Last week Donald Trump invoked, wittingly or unwittingly, a classic anti-Semitic canard:
Hillary Clinton meets in secret with international banks to plan the destruction of global sovereignty in order to enrich these global interest powers, her special interest friends and her donors.
Charges regarding “international bankers,” “Bilderbergers,” “Illuminati” and “Elders of Zion” meeting to secretly undermine the world of finance and enrich themselves have been the stock in trade of anti-Semites for eons. Disproven forgeries, virulent demagogues’ fall, the millions of lives lost to hate’s influence have not shaken these absurd conspiracy theories’ attraction – here or abroad.
In the wake of Trump’s comments his defenders have come forward to proclaim his relationship with Jews as friends, family members, and employees as if that insulates the candidate from the charge of fomenting bigotry and hate.
As one who has been actively involved in combatting, exposing and monitoring hate groups and their leaders for decades, I long ago abandoned the notion that an individual’s state of mind was relevant to an assessment of whether they were bigoted or not. I am not, nor is anyone who is speaking publicly, Trump’s psychiatrist or his confessor. What his innermost thoughts and motivations are remain unknown—we can only judge him by his actions and his words.
On that score, Trump is now a classic demagogue who lays the foundation for bigotry and prejudice on a massive scale. Virtually all of his rhetoric is laced with the classic historic tropes of racists and anti-Semites.
Last year, Jonathan Sacks, the former Chief Rabbi of the British Commonwealth—wrote an illuminating essay in the Wall Street Journal, The Return of Anti-Semitism. In it he warned of a disturbing resurgence of anti-Semitism in Europe and the Middle East and opined that “an ancient hatred has been reborn.”
Sacks found a link between the instances over the past two millennia when anti-Semitism became deadly,
Anti-Semitism becomes deadly only when a culture, nation or faith suffers from a cognitive dissonance so profound that it becomes unbearable. It happens when the way a group sees itself is contradicted by the way it is seen by the world. It is the symptom of an unendurable sense of humiliation.
These humiliations resulted not in introspection but in a search for foreign culprits—for external enemies who could be blamed and destroyed….
Hate cultivated for such cultural and political ends resolves the dissonance between past glory and current ignominy. By turning the question “What did we do wrong?” into “Who did this to us?”, it restores some measure of self-respect and provides a course of action. In psychiatry, the clinical terms for this process are splitting and projection; it allows people to define themselves as victims.
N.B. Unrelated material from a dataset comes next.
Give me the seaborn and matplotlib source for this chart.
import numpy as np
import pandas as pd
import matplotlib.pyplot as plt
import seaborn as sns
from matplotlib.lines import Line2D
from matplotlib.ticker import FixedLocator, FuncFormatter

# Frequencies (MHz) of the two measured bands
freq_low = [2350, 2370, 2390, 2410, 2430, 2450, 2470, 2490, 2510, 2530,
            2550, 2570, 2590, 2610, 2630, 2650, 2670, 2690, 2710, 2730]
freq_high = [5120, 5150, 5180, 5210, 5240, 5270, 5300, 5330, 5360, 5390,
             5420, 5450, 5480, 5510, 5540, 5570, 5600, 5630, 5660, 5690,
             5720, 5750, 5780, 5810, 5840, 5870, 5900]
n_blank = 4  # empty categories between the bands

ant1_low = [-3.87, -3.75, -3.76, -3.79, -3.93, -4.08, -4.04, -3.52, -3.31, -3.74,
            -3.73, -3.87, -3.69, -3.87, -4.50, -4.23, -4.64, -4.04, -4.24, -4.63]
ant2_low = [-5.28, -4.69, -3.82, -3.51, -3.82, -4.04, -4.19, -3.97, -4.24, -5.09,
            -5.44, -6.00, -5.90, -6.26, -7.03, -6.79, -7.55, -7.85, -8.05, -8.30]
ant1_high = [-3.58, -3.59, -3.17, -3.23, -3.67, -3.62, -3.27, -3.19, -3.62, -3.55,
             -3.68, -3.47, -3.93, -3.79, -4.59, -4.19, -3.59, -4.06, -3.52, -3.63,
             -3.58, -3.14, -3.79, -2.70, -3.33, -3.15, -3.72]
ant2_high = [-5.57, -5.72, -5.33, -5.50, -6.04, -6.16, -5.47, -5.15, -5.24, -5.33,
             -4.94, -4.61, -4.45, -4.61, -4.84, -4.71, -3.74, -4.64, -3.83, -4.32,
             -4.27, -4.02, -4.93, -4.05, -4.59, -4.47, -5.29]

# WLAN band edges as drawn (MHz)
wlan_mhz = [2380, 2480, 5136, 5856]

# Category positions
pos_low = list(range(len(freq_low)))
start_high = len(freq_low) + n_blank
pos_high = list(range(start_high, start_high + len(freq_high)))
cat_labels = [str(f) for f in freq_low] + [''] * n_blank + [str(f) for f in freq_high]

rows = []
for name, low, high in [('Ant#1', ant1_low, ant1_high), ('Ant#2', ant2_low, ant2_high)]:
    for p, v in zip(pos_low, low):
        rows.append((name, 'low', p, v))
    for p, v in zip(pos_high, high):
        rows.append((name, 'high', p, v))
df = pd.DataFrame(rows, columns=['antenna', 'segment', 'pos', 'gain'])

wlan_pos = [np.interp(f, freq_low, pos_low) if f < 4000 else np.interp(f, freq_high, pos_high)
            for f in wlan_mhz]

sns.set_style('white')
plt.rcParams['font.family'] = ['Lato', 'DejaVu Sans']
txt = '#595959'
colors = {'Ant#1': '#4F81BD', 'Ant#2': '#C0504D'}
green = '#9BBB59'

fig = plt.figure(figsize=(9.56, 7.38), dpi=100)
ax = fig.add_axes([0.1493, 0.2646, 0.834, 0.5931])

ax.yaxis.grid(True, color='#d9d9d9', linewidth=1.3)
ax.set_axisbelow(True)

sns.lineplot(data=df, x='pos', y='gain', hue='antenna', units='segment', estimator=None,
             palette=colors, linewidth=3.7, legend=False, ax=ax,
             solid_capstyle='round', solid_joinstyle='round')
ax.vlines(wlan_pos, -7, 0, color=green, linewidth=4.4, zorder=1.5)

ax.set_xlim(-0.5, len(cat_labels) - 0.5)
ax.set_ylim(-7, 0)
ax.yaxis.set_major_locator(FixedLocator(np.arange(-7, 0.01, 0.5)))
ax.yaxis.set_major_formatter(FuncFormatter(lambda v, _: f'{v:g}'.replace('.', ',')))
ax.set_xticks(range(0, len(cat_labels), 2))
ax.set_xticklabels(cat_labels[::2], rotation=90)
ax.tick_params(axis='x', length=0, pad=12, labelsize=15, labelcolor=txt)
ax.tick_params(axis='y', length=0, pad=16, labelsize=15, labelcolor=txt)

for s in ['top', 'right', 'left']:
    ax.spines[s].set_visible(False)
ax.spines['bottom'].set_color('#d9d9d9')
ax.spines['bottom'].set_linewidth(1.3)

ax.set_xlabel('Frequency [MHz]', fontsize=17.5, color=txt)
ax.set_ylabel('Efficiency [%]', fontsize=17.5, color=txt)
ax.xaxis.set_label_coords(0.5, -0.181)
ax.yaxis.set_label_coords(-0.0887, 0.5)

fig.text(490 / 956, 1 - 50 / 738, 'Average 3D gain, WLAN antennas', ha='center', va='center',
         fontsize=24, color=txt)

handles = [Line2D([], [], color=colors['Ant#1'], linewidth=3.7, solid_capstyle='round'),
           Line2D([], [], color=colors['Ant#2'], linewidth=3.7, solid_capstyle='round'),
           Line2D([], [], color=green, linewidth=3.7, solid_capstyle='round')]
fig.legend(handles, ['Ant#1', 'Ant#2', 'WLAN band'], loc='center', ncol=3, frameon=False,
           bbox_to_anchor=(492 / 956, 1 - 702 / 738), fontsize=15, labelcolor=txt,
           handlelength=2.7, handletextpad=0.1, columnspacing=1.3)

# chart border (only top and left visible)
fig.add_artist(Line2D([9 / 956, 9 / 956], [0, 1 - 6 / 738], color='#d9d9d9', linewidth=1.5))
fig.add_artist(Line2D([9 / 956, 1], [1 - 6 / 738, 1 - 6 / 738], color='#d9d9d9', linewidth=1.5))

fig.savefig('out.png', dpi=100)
Donald Trump invariably engages in “splitting and projection”, no matter what goes wrong it is someone else’s fault—from the macro to the micro—that’s how he thinks.
In Trump’s view, our nation has been “humiliated”, it has been disrespected, only he can keep us from the “brink of collapse and chaos.” Only he can counter the secret financiers who meet to undermine our financial system (with a manipulated Federal Reserve as co-conspirator). He alone can protect our cities from the alien “hordes” that are tolerated by corrupt political leaders who want to swell the voting rolls. The first debate was lost because of some hidden hand’s fiddling with his microphone, his position in the polls is due to a conspiracy of the media and the “corrupt elites”, Speaker Ryan and other Republican leaders haven’t done their jobs in defending him appropriately because they too have conspired against the “anti-establishment” candidate. And on and on—the list of manipulators, groups who are compromised and “hidden hands” seems endless.
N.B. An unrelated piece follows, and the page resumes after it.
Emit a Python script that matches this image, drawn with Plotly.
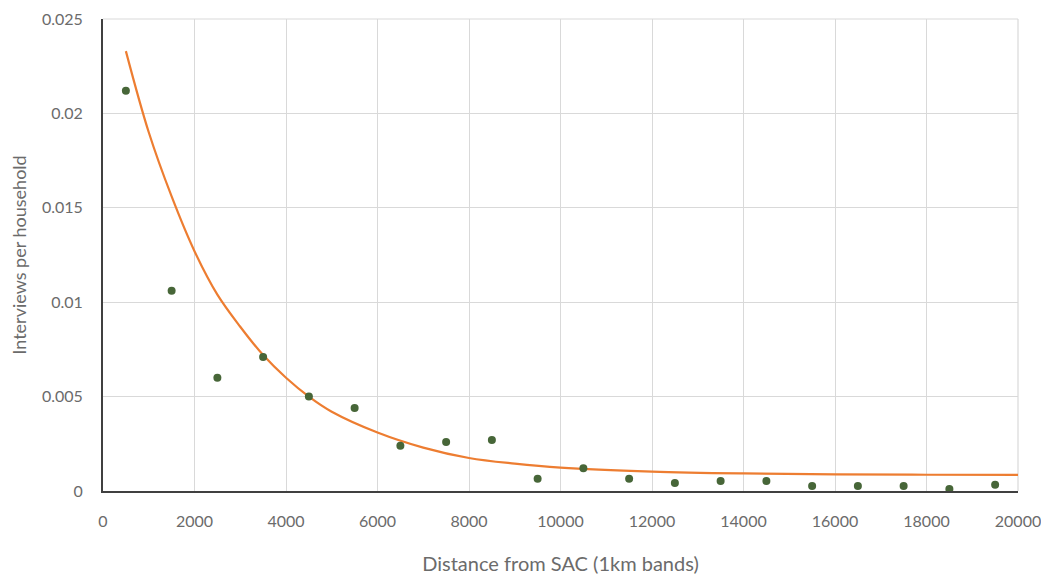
import plotly.graph_objects as go

# Observed data (1 km bands, midpoints in metres)
distance = [500, 1500, 2500, 3500, 4500, 5500, 6500, 7500, 8500, 9500,
            10500, 11500, 12500, 13500, 14500, 15500, 16500, 17500, 18500, 19500]
interviews = [0.0212, 0.0106, 0.0060, 0.0071, 0.0050, 0.0044, 0.0024, 0.0026, 0.0027, 0.00065,
              0.0012, 0.00065, 0.00042, 0.00053, 0.00053, 0.00027, 0.00027, 0.00027, 0.0001, 0.00033]

# Fitted trend curve
fit_x = [500, 1000, 1500, 2000, 2500, 3000, 3500, 4000, 4500, 5000, 6000, 7000,
         8000, 9000, 10000, 12000, 14000, 16000, 18000, 20000]
fit_y = [0.0233, 0.0190, 0.0156, 0.0127, 0.0104, 0.0087, 0.0072, 0.0060, 0.0050, 0.0042,
         0.0031, 0.0023, 0.00175, 0.00145, 0.00124, 0.00103, 0.00093, 0.00088, 0.00086, 0.00085]

x_ticks = [0, 2000, 4000, 6000, 8000, 10000, 12000, 14000, 16000, 18000, 20000]
y_ticks = [0, 0.005, 0.01, 0.015, 0.02, 0.025]
y_tick_text = ["0", "0.005", "0.01", "0.015", "0.02", "0.025"]

fig = go.Figure()
fig.add_trace(go.Scatter(
    x=fit_x, y=fit_y, mode="lines", line=dict(color="#ED7D31", width=2.2, shape="spline"),
    showlegend=False, hoverinfo="skip"))
fig.add_trace(go.Scatter(
    x=distance, y=interviews, mode="markers",
    marker=dict(color="#476638", size=8), showlegend=False))

font_family = "Lato, 'Open Sans', sans-serif"
fig.update_layout(
    width=1049, height=583,
    margin=dict(l=95, r=39, t=11, b=100),
    paper_bgcolor="white", plot_bgcolor="white",
    font=dict(family=font_family, color="#6B6B6B", size=16),
)
fig.update_xaxes(
    range=[0, 20000], tickvals=x_ticks, ticktext=[str(v) for v in x_ticks],
    showgrid=True, gridcolor="#D9D9D9", gridwidth=1.2,
    showline=True, linecolor="#404040", linewidth=2, mirror=False,
    zeroline=False, ticks="", ticklabelstandoff=15,
    title=dict(text="Distance from SAC (1km bands)", font=dict(size=20, color="#6B6B6B"), standoff=28),
    automargin=False,
)
fig.update_yaxes(
    range=[0, 0.025], tickvals=y_ticks, ticktext=y_tick_text,
    showgrid=True, gridcolor="#D9D9D9", gridwidth=1.2,
    showline=True, linecolor="#404040", linewidth=2,
    zeroline=False, ticks="", ticklabelstandoff=15,
    title=dict(text="Interviews per household", font=dict(size=18, color="#6B6B6B"), standoff=11),
    automargin=False,
)
# top and right border as grid-like lines
fig.add_shape(type="line", xref="paper", yref="paper", x0=0, x1=1, y0=1, y1=1,
              line=dict(color="#D9D9D9", width=1.2), layer="below")
fig.add_shape(type="line", xref="paper", yref="paper", x0=1, x1=1, y0=0, y1=1,
              line=dict(color="#D9D9D9", width=1.2), layer="below")

fig.write_html("out.html")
No matter what goes wrong there is never a hint of introspection or doubt—it is always “who did this to me?”
The “other” in Europe was invariably Jews; in Trump’s 2016 America, the “other” can be, and has been, Muslims, Latinos, inner city African Americans and a long list of those to “blame” for an America that needs to be made “great again.”
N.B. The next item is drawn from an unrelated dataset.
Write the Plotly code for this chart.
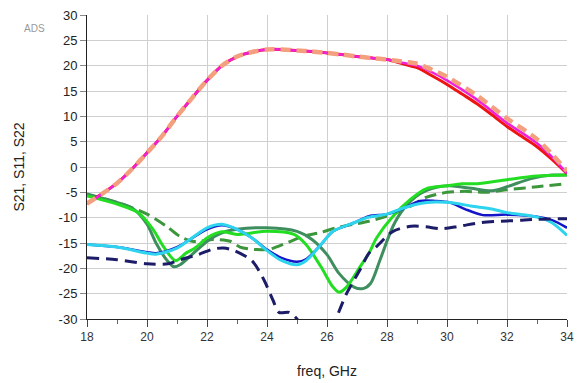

Trump is reading from a script that inevitably leads to rancor, division and stereotyping. The template is clear to anyone with a sense of history: perpetually blaming the “other,” while seeing oneself as a victim, in combintation with political power is toxic.
Whether Trump knows, or cares, about what his rhetoric leads to is unknown and largely irrelevant. What is known is that its historical precedents are tragic and cause for deep concern.